Tuesday, 18 August 2020
The first draft of the SNSDS (prepared by a working group consisting of all government ministries) was distributed to the regional authorities for comments and feedback. Moreover, the SNSDS was discussed with regional representatives in the so-called ‘sectoral conferences’ in which the national and regional Administrations discuss sectoral policy issues.
Regional representatives were also invited and participated in the ‘Conference on Sustainable Development’ which was held in July 2007. Several stakeholder groups participated and discussed in working groups on various dimensions of the SNSDS. Many comments were received during this conference which would then be included in the SNSDS.

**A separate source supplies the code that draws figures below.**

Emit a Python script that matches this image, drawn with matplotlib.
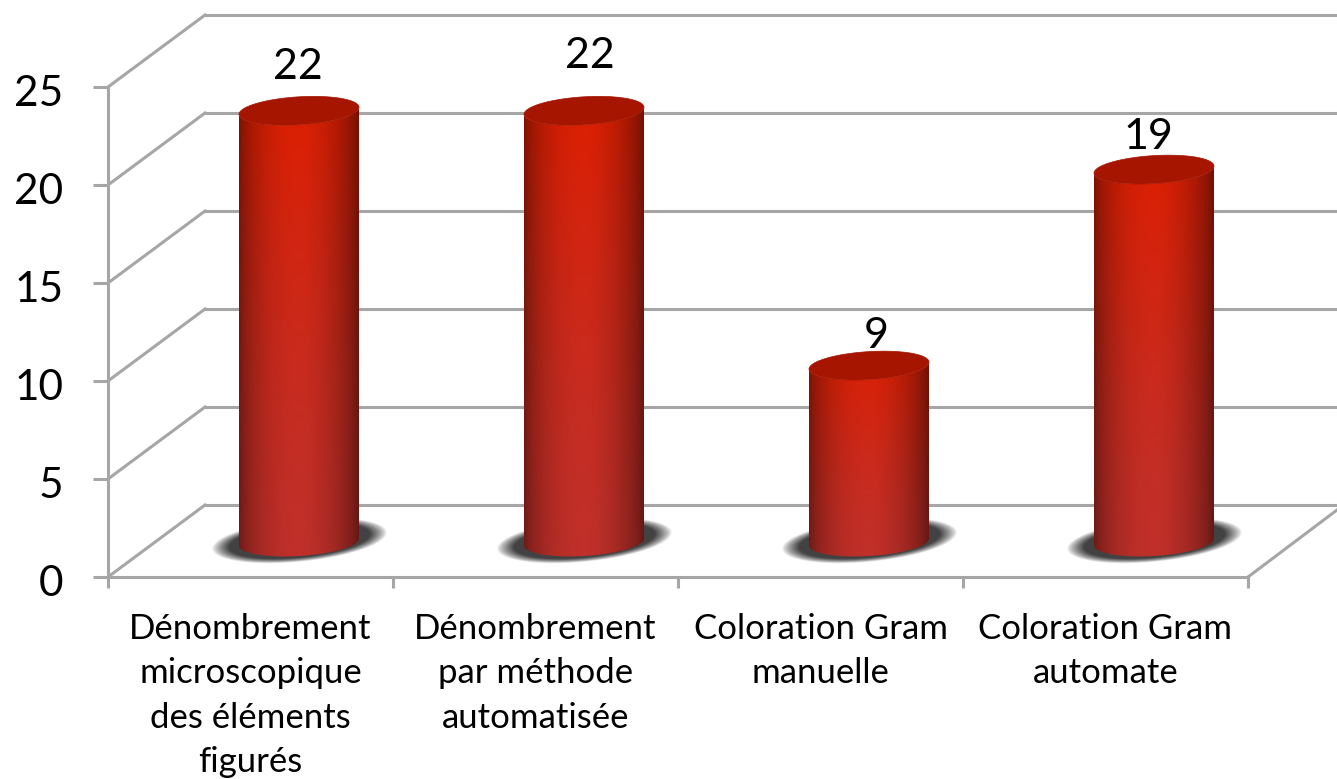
import numpy as np
import matplotlib
matplotlib.use("Agg")
import matplotlib.pyplot as plt
from matplotlib.path import Path
from matplotlib.patches import PathPatch
from matplotlib.transforms import Affine2D

categories = ["Dénombrement\nmicroscopique\ndes éléments\nfigurés",
              "Dénombrement\npar méthode\nautomatisée",
              "Coloration Gram\nmanuelle",
              "Coloration Gram\nautomate"]
values = [22, 22, 9, 19]
y_ticks = [0, 5, 10, 15, 20, 25]
label_nudge = [(-1, -5), (6, 6), (7, -19), (-6, -16)]

W, H = 1337, 779
GRAY = "#a6a6a6"

plt.rcParams["font.family"] = ["Lato", "DejaVu Sans"]

fig = plt.figure(figsize=(W / 100, H / 100), dpi=100)
# axes box is the front plane of the 3d chart
ax = fig.add_axes([108 / W, 1 - 577 / H, 1140 / W, 490 / H])
ax.patch.set_alpha(0)

back_tr = ax.transData + Affine2D().translate(97, 72)
mid_tr = ax.transData + Affine2D().translate(48.5, 35)

# walls and floor
for v in y_ticks:
    ax.plot([0, 4.5], [v, v], transform=back_tr, color=GRAY, lw=2.2, clip_on=False, zorder=1)
    ax.plot([0, 97 / 285], [v, v + 72 / 19.6], color=GRAY, lw=2.2, clip_on=False, zorder=1)
ax.plot([4, 4 + 89 / 285], [0, 67 / 19.6], color=GRAY, lw=2.2, clip_on=False, zorder=1)


def ellipse_xy(xc, yc, t, a=60 / 285, b=14 / 19.6, tilt=3.5 / 19.6):
    return xc + a * np.cos(t), yc + b * np.sin(t) + tilt * np.cos(t)


def cylinder(xc, val):
    a = 60 / 285
    # shadow under the bar
    u = np.linspace(-1.25, 1.25, 300)
    v = np.linspace(-1.6, 1.6, 120)
    uu, vv = np.meshgrid(u, v)
    d = np.sqrt(uu ** 2 + ((vv - 0.42 * uu) / 1.1) ** 2)
    alpha = np.clip((1.02 - d) / 0.2, 0, 1) ** 0.8 * 0.88
    rgba = np.zeros(uu.shape + (4,))
    rgba[..., :3] = 0.16
    rgba[..., 3] = alpha
    ax.imshow(rgba, origin="lower", aspect="auto", transform=mid_tr, zorder=2,
              extent=[xc - 1.25 * 86 / 285, xc + 1.25 * 86 / 285,
                      -1.6 * 19 / 19.6 + 0.05, 1.6 * 19 / 19.6 + 0.05],
              interpolation="bilinear", clip_on=False)

    # body shading
    s = np.linspace(0, 1, 240)
    r = np.linspace(0, 1, 200)
    ss, rr = np.meshgrid(s, r)
    shade = 0.42 + 0.58 * np.sin(np.pi * np.clip(ss * 0.96 + 0.02, 0, 1)) ** 0.5
    shade = shade * (1 - 0.1 * np.clip((ss - 0.55) * 2, 0, 1))
    top_col = np.array([222, 30, 0]) / 255
    bot_col = np.array([192, 48, 42]) / 255
    img = np.zeros(ss.shape + (3,))
    for c in range(3):
        img[..., c] = (bot_col[c] + (top_col[c] - bot_col[c]) * rr ** 1.4) * shade
    t_low = np.linspace(np.pi, 2 * np.pi, 60)
    bx, by = ellipse_xy(xc, 0, t_low)
    t_up = np.linspace(2 * np.pi, np.pi, 60)
    tx, ty = ellipse_xy(xc, val, t_up)
    pts = np.column_stack([np.r_[bx, tx], np.r_[by, ty]])
    body = PathPatch(Path(np.r_[pts, pts[:1]], closed=True), transform=mid_tr, fc="none", ec="none")
    im = ax.imshow(img, origin="lower", aspect="auto", transform=mid_tr, zorder=3,
                   extent=[xc - a, xc + a, -1.2, val + 1.2], interpolation="bilinear", clip_on=True)
    im.set_clip_path(body)

    # top cap
    t = np.linspace(0, 2 * np.pi, 120)
    cx, cy = ellipse_xy(xc, val, t)
    cap = PathPatch(Path(np.column_stack([cx, cy]), closed=True), transform=mid_tr,
                    fc="#a51500", ec="#a51500", lw=0.5, zorder=4)
    ax.add_patch(cap)


centers = [i + 0.5 for i in range(len(values))]
for xc, val, nudge in zip(centers, values, label_nudge):
    cylinder(xc, val)
    ax.text(xc, val, str(val), transform=mid_tr + Affine2D().translate(nudge[0], 30 + nudge[1]),
            ha="center", va="bottom", fontsize=31, color="black", zorder=6, clip_on=False)

ax.set_xlim(0, 4)
ax.set_ylim(0, 25)
ax.set_aspect("auto")

for side in ("top", "right"):
    ax.spines[side].set_visible(False)
for side in ("left", "bottom"):
    ax.spines[side].set_color(GRAY)
    ax.spines[side].set_linewidth(2.2)
    ax.spines[side].set_zorder(1)

ax.set_yticks(y_ticks)
ax.tick_params(axis="y", length=11, width=2.2, color=GRAY, labelsize=30.5, pad=21, labelcolor="black")
for lab in ax.get_yticklabels():
    lab.set_transform(lab.get_transform() + Affine2D().translate(0, -4))
ax.set_xticks(range(5))
ax.set_xticklabels([])
ax.tick_params(axis="x", length=8, width=2.2, color=GRAY)
ax.set_xticks(centers, minor=True)
ax.set_xticklabels(categories, minor=True, fontsize=25, linespacing=1.47, color="black")
ax.tick_params(axis="x", which="minor", length=0, pad=26)

fig.savefig("out.png", dpi=100)
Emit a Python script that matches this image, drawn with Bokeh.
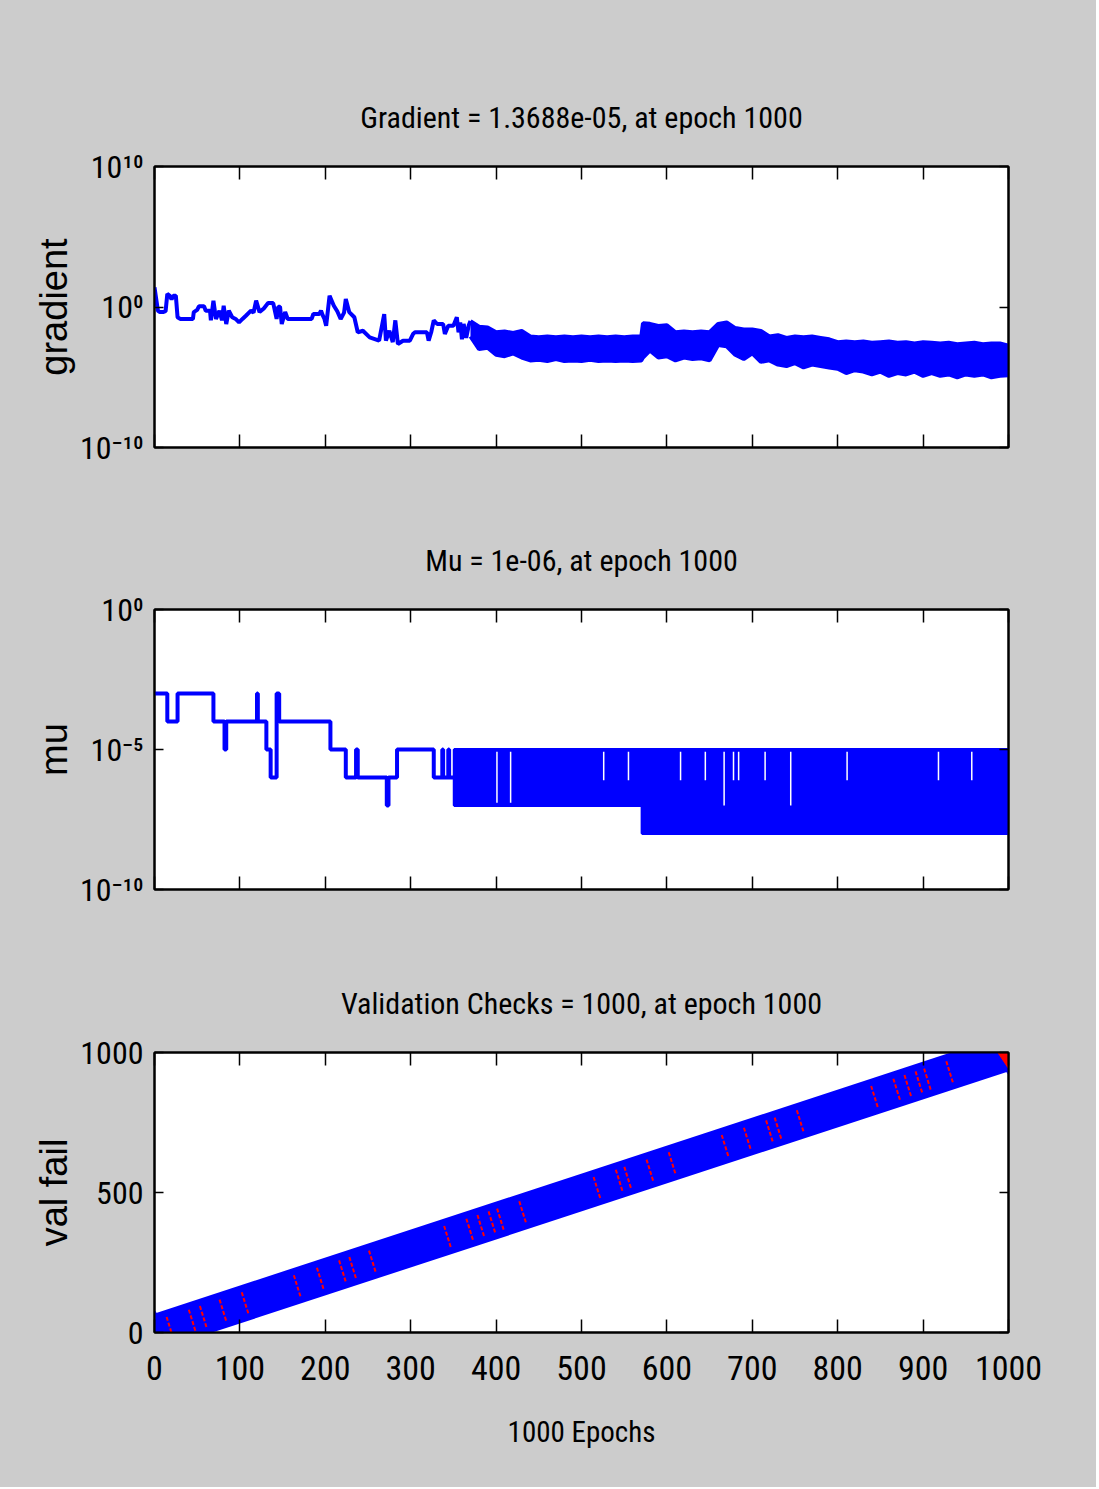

Most of the 17 autonomous regions have developed their own regional SD strategies, although with different degrees of formality.
Regions mainly include their own particular circumstances in these strategies. However, they have to take into account the SNSDS as well as the EU SDS objectives.
Although no formal body for the coordination between national and sub-national levels has been established (there is no National Council for SNSDS), sectoral policies are coordinated by the national government and agreements are discussed and eventually signed in those areas for which the regions have implementation responsibilities. The main concern here is to include environmental issues (i.e. SD issues) in sectoral policies.
The renewed EU Strategy for Sustainable Development (EU SDS) adopted in June 2006 foresees that Member States bi-annually report about how they address the priorities of the EU SDS. Spain published its first national report on implementing the EU SDS in July 2007. Since then, regional and sectoral surveys take that commitment in charge.
The SNSDS included seven high-priority areas: climate change and clean energies; sustainable transport; sustainable production and consumption; public health challenges; management of natural resources; social inclusion, demography and migration; and the fight against world-wide poverty.